Bichteler A. 2016. Constrained multiple imputation: A case study in estimation and modeling on data missing below the limit of detection. Presented in the “Melding Dose-Response Relationships” session at the Society of Risk Analysis, December 14, San Diego, CA.
Abstract
High proportions of data missing below the limit of detection (LOD) pose significant challenges to estimating population blood serum levels of many dioxin-like compounds (DLCs). Single substitutions, e.g. LOD/squareroot(2) in NHANES, are known to underestimate variability and to bias mean and upper bound estimates when missingness is high. Modeled relations with other markers, e.g. glycohemoglobin, are likewise unreliable. Pooling blood serum by sets of 8 individuals introduced in NHANES 2005/06 improved detection rates, but the resulting drop in LODs (by up to a factor of 10) further complicates matters: within-pool membership and weighting, therefore variability, are unknown, therefore plausible estimates of change over time untenable. In this case study of DLCs in 4 biennials of NHANES (2001-2008), we suggest a multiple imputation with chained equations (MICE) approach to meeting these challenges.
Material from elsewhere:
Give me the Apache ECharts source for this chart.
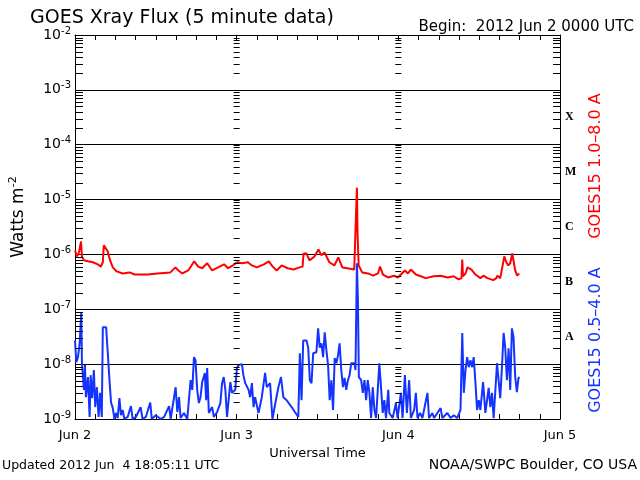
<!DOCTYPE html>
<html><head><meta charset="utf-8">
<script src="https://cdn.jsdelivr.net/npm/echarts@6/dist/echarts.min.js"></script>
<style>html,body{margin:0;padding:0;background:#fff}#c{width:640px;height:480px}</style>
</head><body><div id="c"></div>
<script>
// Hours since 2012 Jun 2 00:00 UTC
var longHours = [0,0.30,0.59,0.89,1.03,1.33,1.92,2.66,3.39,3.84,4.13,4.28,4.57,4.87,5.16,5.61,6.20,7.08,8.11,8.85,10.77,12.24,14.16,14.90,15.34,15.93,16.82,17.70,18.29,18.88,19.62,20.36,21.24,22.13,22.72,23.45,24.04,24.78,25.67,26.26,27.0,28.03,28.76,29.35,29.94,30.68,31.57,32.45,33.34,33.78,33.93,34.37,34.81,35.55,36.14,36.58,37.03,37.76,38.5,39.09,39.68,40.42,41.45,41.74,41.85,41.94,42.11,42.63,43.51,44.25,44.99,45.28,45.73,46.47,47.35,47.94,48.53,48.97,49.42,49.86,50.60,51.34,52.07,53.25,54.28,55.32,56.20,56.94,57.38,57.49,57.6,57.97,58.27,58.86,59.45,60.18,60.63,61.22,62.10,62.55,62.69,63.13,63.43,63.73,64.02,64.32,64.61,64.91,65.13,65.35,65.64,65.94];
var longFlux = [1.18e-6,9.2e-7,1.09e-6,1.72e-6,9.2e-7,7.8e-7,7.5e-7,7.2e-7,6.6e-7,6.0e-7,7.2e-7,1.46e-6,1.40e-6,1.13e-6,8.1e-7,5.8e-7,4.9e-7,4.5e-7,4.7e-7,4.3e-7,4.3e-7,4.5e-7,4.7e-7,5.8e-7,5.1e-7,4.5e-7,5.1e-7,7.5e-7,6.0e-7,5.6e-7,6.9e-7,5.1e-7,5.8e-7,6.6e-7,5.6e-7,6.3e-7,7.2e-7,6.9e-7,7.2e-7,6.3e-7,5.8e-7,6.6e-7,7.5e-7,6.0e-7,5.1e-7,6.3e-7,5.6e-7,5.3e-7,5.8e-7,6.0e-7,1.04e-6,1.04e-6,7.8e-7,9.2e-7,1.23e-6,9.6e-7,1.09e-6,7.2e-7,6.3e-7,8.8e-7,5.8e-7,5.6e-7,5.3e-7,5.6e-7,1.65e-5,2.6e-6,6.3e-7,4.7e-7,4.5e-7,4.1e-7,4.5e-7,6.0e-7,4.3e-7,3.8e-7,4.1e-7,3.8e-7,4.5e-7,5.1e-7,4.5e-7,5.3e-7,4.3e-7,4.0e-7,3.7e-7,4.0e-7,4.1e-7,3.8e-7,4.0e-7,3.5e-7,3.7e-7,8.1e-7,4.0e-7,4.5e-7,5.8e-7,5.3e-7,4.3e-7,3.7e-7,4.1e-7,3.7e-7,3.4e-7,3.7e-7,4.1e-7,3.7e-7,5.8e-7,9.2e-7,7.2e-7,6.3e-7,6.9e-7,1.04e-6,9.6e-7,5.1e-7,4.1e-7,4.5e-7];

var shortHours = [0,0.19,0.44,0.69,0.93,1.03,1.33,1.48,1.62,1.92,2.17,2.32,2.55,2.80,3.0,3.25,3.50,3.73,3.98,4.13,4.38,4.62,4.87,5.12,5.35,5.61,5.86,6.09,6.34,6.59,6.83,7.08,7.33,7.82,8.30,8.56,9.04,9.74,10.03,10.52,11.17,11.40,11.99,12.73,13.23,13.97,14.2,14.94,15.19,15.44,15.68,16.18,16.67,17.16,17.41,17.66,17.89,18.14,18.39,18.63,18.88,19.28,19.47,19.62,19.87,20.36,20.61,21.1,21.58,21.83,22.08,22.32,22.57,23.06,23.31,23.79,24.04,24.29,24.78,25.0,25.27,25.77,26.0,26.26,26.51,26.74,27.24,27.73,28.22,28.47,28.96,29.31,29.69,30.19,30.58,30.93,31.42,32.16,32.64,33.15,33.38,33.63,33.88,34.37,34.62,34.86,35.11,35.36,35.84,36.09,36.33,36.58,36.83,37.07,37.32,37.57,37.81,38.06,38.31,38.55,38.80,39.05,39.28,39.53,39.78,40.02,40.27,40.52,40.76,41.01,41.49,41.64,41.85,42.0,42.14,42.48,42.73,42.97,43.22,43.46,43.71,43.96,44.2,44.45,44.70,45.18,45.43,45.68,45.92,46.17,46.51,46.66,47.16,47.64,47.89,48.38,48.63,48.97,49.27,49.61,49.86,50.35,50.60,50.85,51.23,51.58,52.32,52.56,53.06,53.30,53.80,54.28,54.53,55.27,55.76,56.24,56.74,57.23,57.49,57.72,57.97,58.22,58.46,58.71,58.96,59.19,59.45,59.69,59.94,60.18,60.58,60.92,61.41,61.66,61.91,62.15,62.65,62.88,63.13,63.38,63.63,63.87,64.12,64.37,64.61,64.86,65.10,65.35,65.60,65.84,66.0];
var shortFlux = [2.7e-8,1.09e-8,1.34e-8,2.4e-8,8.8e-8,1.04e-8,3.4e-9,9.6e-9,2.5e-9,5.8e-9,1.09e-9,6.3e-9,2.4e-9,7.8e-9,1.65e-9,3.8e-9,1.09e-9,3.0e-9,1.09e-9,4.7e-8,5.1e-8,4.7e-8,1.58e-8,5.1e-9,2.0e-9,1.58e-9,1e-9,1.29e-9,1.04e-9,2.4e-9,1.17e-9,1.46e-9,1e-9,1.09e-9,1.72e-9,1e-9,1.09e-9,1.65e-9,1e-9,1.09e-9,2.0e-9,1e-9,1.17e-9,1e-9,1.09e-9,1.72e-9,1e-9,3.8e-9,1.34e-9,2.5e-9,1.04e-9,1.29e-9,1e-9,5.1e-9,3.4e-9,1.34e-8,1.18e-8,3.4e-9,1.95e-9,2.5e-9,4.7e-9,6.9e-9,2.2e-9,8.5e-9,1.29e-9,1.65e-9,1.09e-9,1.34e-9,1.95e-9,4.5e-9,5.8e-9,3.4e-9,1.09e-9,4.7e-9,3.0e-9,3.4e-9,8.5e-9,9.6e-9,1.0e-8,6.3e-9,4.5e-9,3.4e-9,2.5e-9,4.5e-9,1.65e-9,2.5e-9,1.29e-9,2.5e-9,6.9e-9,3.8e-9,4.5e-9,1e-9,1.8e-9,3.8e-9,5.8e-9,2.5e-9,2.2e-9,1.65e-9,1.34e-9,1.09e-9,1.58e-8,2.2e-9,2.7e-8,2.7e-8,2.0e-8,5.1e-9,4.5e-9,1.58e-8,1.65e-8,4.5e-8,2.0e-8,2.4e-8,1.34e-8,3.8e-8,1.8e-8,9.6e-9,2.2e-9,5.1e-9,1.46e-9,1.29e-8,1.04e-8,1.46e-8,2.4e-8,7.8e-9,3.8e-9,5.6e-9,3.4e-9,5.1e-9,6.3e-9,1.04e-8,1.04e-8,7.8e-9,6.9e-7,1.46e-7,5.8e-9,5.1e-9,3.0e-9,5.1e-9,2.2e-9,5.1e-9,3.0e-9,1.04e-9,3.8e-9,1.46e-9,1.04e-9,1.04e-8,3.8e-9,1.29e-9,2.2e-9,1.04e-9,3.4e-9,1.29e-9,1.04e-9,1.95e-9,1.04e-9,3.0e-9,1.04e-9,6.3e-9,1.29e-9,5.1e-9,1.04e-9,1.46e-9,3.0e-9,1.04e-9,1.29e-9,1.04e-9,3.0e-9,1.04e-9,1.29e-9,1.04e-9,1.29e-9,1.58e-9,1.04e-9,1.29e-9,1.04e-9,1.17e-9,1.04e-9,1.46e-9,3.7e-8,3.0e-9,7.8e-9,1.34e-8,8.8e-9,1.18e-8,8.8e-9,1.34e-8,4.5e-9,1.46e-9,2.2e-9,1.46e-9,4.7e-9,1.29e-9,3.7e-9,1.65e-9,3.0e-9,1.04e-9,1.04e-8,5.1e-9,2.4e-9,8.8e-9,3.7e-8,2.0e-8,5.1e-9,1.95e-8,3.4e-9,4.5e-8,3.1e-8,5.8e-9,3.1e-9,5.6e-9,5.8e-9];

var dayLabels = ['Jun 2','Jun 3','Jun 4','Jun 5'];
var classLabels = ['', 'A', 'B', 'C', 'M', 'X', ''];
var minorMultipliers = [2,3,4,5,6,7,8,9];
var decadeExponents = [-9,-8,-7,-6,-5,-4,-3];
var axisStartHour = 0, axisEndHour = 72;
// tick columns: [hour, anchor, kind] kind 1 = day line, 2 = right frame, 3 = left frame
var tickColumns = [[72, 1e-6, 2], [24, 1e-6, 1], [48, 1e-6, 1], [24, 1e-6, 3]];

var FONT = 'DejaVu Sans';

function zip(a, b){ var r=[]; for (var i=0;i<a.length;i++) r.push([a[i], b[i]]); return r; }

var chart = echarts.init(document.getElementById('c'), null, {renderer: 'canvas'});
chart.setOption({
  animation: false,
  backgroundColor: '#ffffff',
  textStyle: {fontFamily: FONT},
  grid: {left: 72, right: 80, top: 35, bottom: 61, containLabel: false},
  title: [
    {text: 'GOES Xray Flux (5 minute data)', left: 25, top: 4,
     textStyle: {fontFamily: FONT, fontSize: 19, fontWeight: 'normal', color: '#000'}},
    {text: 'Begin:  2012 Jun 2 0000 UTC', right: 1, top: 15,
     textStyle: {fontFamily: FONT, fontSize: 15, fontWeight: 'normal', color: '#000'}}
  ],
  xAxis: [{
    type: 'value', min: axisStartHour, max: axisEndHour, interval: 3, position: 'bottom',
    axisLine: {show: true, onZero: false, lineStyle: {color: '#000', width: 1}},
    axisTick: {show: true, inside: true, length: 5, lineStyle: {color: '#000'}},
    splitLine: {show: false},
    axisLabel: {color: '#000', fontSize: 13, fontFamily: FONT, margin: 10,
      formatter: function(v){ return (v % 24 === 0) ? dayLabels[v/24] : ''; }},
    name: 'Universal Time', nameLocation: 'middle', nameGap: 26,
    nameTextStyle: {color: '#000', fontSize: 13, fontFamily: FONT}
  }, {
    type: 'value', min: axisStartHour, max: axisEndHour, interval: 3, position: 'top',
    axisLine: {show: true, onZero: false, lineStyle: {color: '#000', width: 1}},
    axisTick: {show: true, inside: true, length: 5, lineStyle: {color: '#000'}},
    splitLine: {show: false}, axisLabel: {show: false}
  }],
  yAxis: [{
    type: 'log', logBase: 10, min: 1e-9, max: 1e-2, position: 'left',
    axisLine: {show: true, onZero: false, lineStyle: {color: '#000', width: 1}},
    axisTick: {show: false},
    splitLine: {show: true, lineStyle: {color: '#000', width: 1}},
    axisLabel: {margin: 4, color: '#000',
      formatter: function(v){ return '{b|10}{s|' + Math.round(Math.log10(v)) + '}'; },
      rich: {
        b: {fontFamily: FONT, fontSize: 14, color: '#000'},
        s: {fontFamily: FONT, fontSize: 10, color: '#000', verticalAlign: 'top', padding: [0,0,8,0]}
      }},
    name: '{n|Watts m}{s|-2}', nameLocation: 'middle', nameGap: 46, nameRotate: 90,
    nameTextStyle: {padding: [0, 0, 0, 20], rich: {
      n: {fontFamily: FONT, fontSize: 17, color: '#000'},
      s: {fontFamily: FONT, fontSize: 11, color: '#000', padding: [0,0,10,0]}
    }}
  }, {
    type: 'category', data: classLabels, position: 'right', boundaryGap: true,
    axisLine: {show: true, onZero: false, lineStyle: {color: '#000', width: 1}},
    axisTick: {show: false}, splitLine: {show: false},
    axisLabel: {margin: 5, color: '#000', fontFamily: 'Liberation Serif', fontWeight: 'bold', fontSize: 12, interval: 0}
  }],
  graphic: [
    {type: 'text', x: 596, y: 166, rotation: Math.PI/2,
     style: {text: 'GOES15 1.0\u20138.0 A', fill: '#ff0000', font: '16px "DejaVu Sans"', align: 'center', verticalAlign: 'middle'}},
    {type: 'text', x: 596, y: 340, rotation: Math.PI/2,
     style: {text: 'GOES15 0.5\u20134.0 A', fill: '#1433ff', font: '16px "DejaVu Sans"', align: 'center', verticalAlign: 'middle'}},
    {type: 'text', left: 2, top: 459,
     style: {text: 'Updated 2012 Jun  4 18:05:11 UTC', fill: '#000', font: '12.5px "DejaVu Sans"'}},
    {type: 'text', right: 3, top: 458,
     style: {text: 'NOAA/SWPC Boulder, CO USA', fill: '#000', font: '14px "DejaVu Sans"'}}
  ],
  series: [{
    type: 'custom', xAxisIndex: 0, yAxisIndex: 0, silent: true, clip: false, z: 10,
    data: tickColumns,
    renderItem: function(params, api){
      var col = api.value(0);
      var kind = api.value(2);
      var children = [];
      function seg(x1, x2, y){
        var yy = Math.round(y) + 0.5;
        children.push({type: 'line', shape: {x1: x1, y1: yy, x2: x2, y2: yy},
                       style: {stroke: '#000', lineWidth: 1}});
      }
      decadeExponents.forEach(function(e){
        var mults = kind === 1 ? [1].concat(minorMultipliers) : minorMultipliers;
        mults.forEach(function(m){
          var v = m * Math.pow(10, e);
          var p = api.coord([col, v]);
          if (kind === 2) {
            seg(p[0] - 7, p[0], p[1]);
          } else if (kind === 3) {
            // left frame: x position of hour 0 taken from the axis scale (coord of 24h minus one day width)
            var p48 = api.coord([48, v]);
            var lx = p[0] - (p48[0] - p[0]);
            seg(lx, lx + 8, p[1]);
          } else {
            seg(p[0] - 3, p[0] + 3, p[1]);
          }
        });
      });
      return {type: 'group', children: children};
    }
  }, {
    name: 'GOES15 1.0-8.0 A', type: 'line', xAxisIndex: 0, yAxisIndex: 0,
    data: zip(longHours, longFlux), showSymbol: false, symbol: 'none',
    lineStyle: {color: '#ff0000', width: 2}, z: 3
  }, {
    name: 'GOES15 0.5-4.0 A', type: 'line', xAxisIndex: 0, yAxisIndex: 0,
    data: zip(shortHours, shortFlux), showSymbol: false, symbol: 'none',
    lineStyle: {color: '#1433ff', width: 2}, z: 3
  }]
});
</script>
</body></html>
Multivariate chained Bayesian regression models using other DLCs and related individual covariates (e.g. cholesterol, triglycerides) as independent variables and constraining the fitted value between 0 and the LOD resulted in credible distributions of concentrations in NHANES 2001-04. Convergence was not problematic, and imputation regression diagnostics demonstrated consistency with measured values. Stable survey weighted means, upper bounds, and uncertainty around those values were estimated. Using the variance calculated from retrospectively pooled NHANES 2003-04 individuals, we imputed 8 lognormal deviates for each pooled sample in NHANES 2005-08. With 4 biennials of multiply imputed individual data, we could trend population change over time, incorporating realistic variability while mitigating the plunge in LODs. These robust imputations also formed the basis for modeling diabetes risk, e.g. glycohemoglobin, with fully continuous DLCs, boosting power and precision while avoiding the pitfalls inherent in categorizing continuous variables.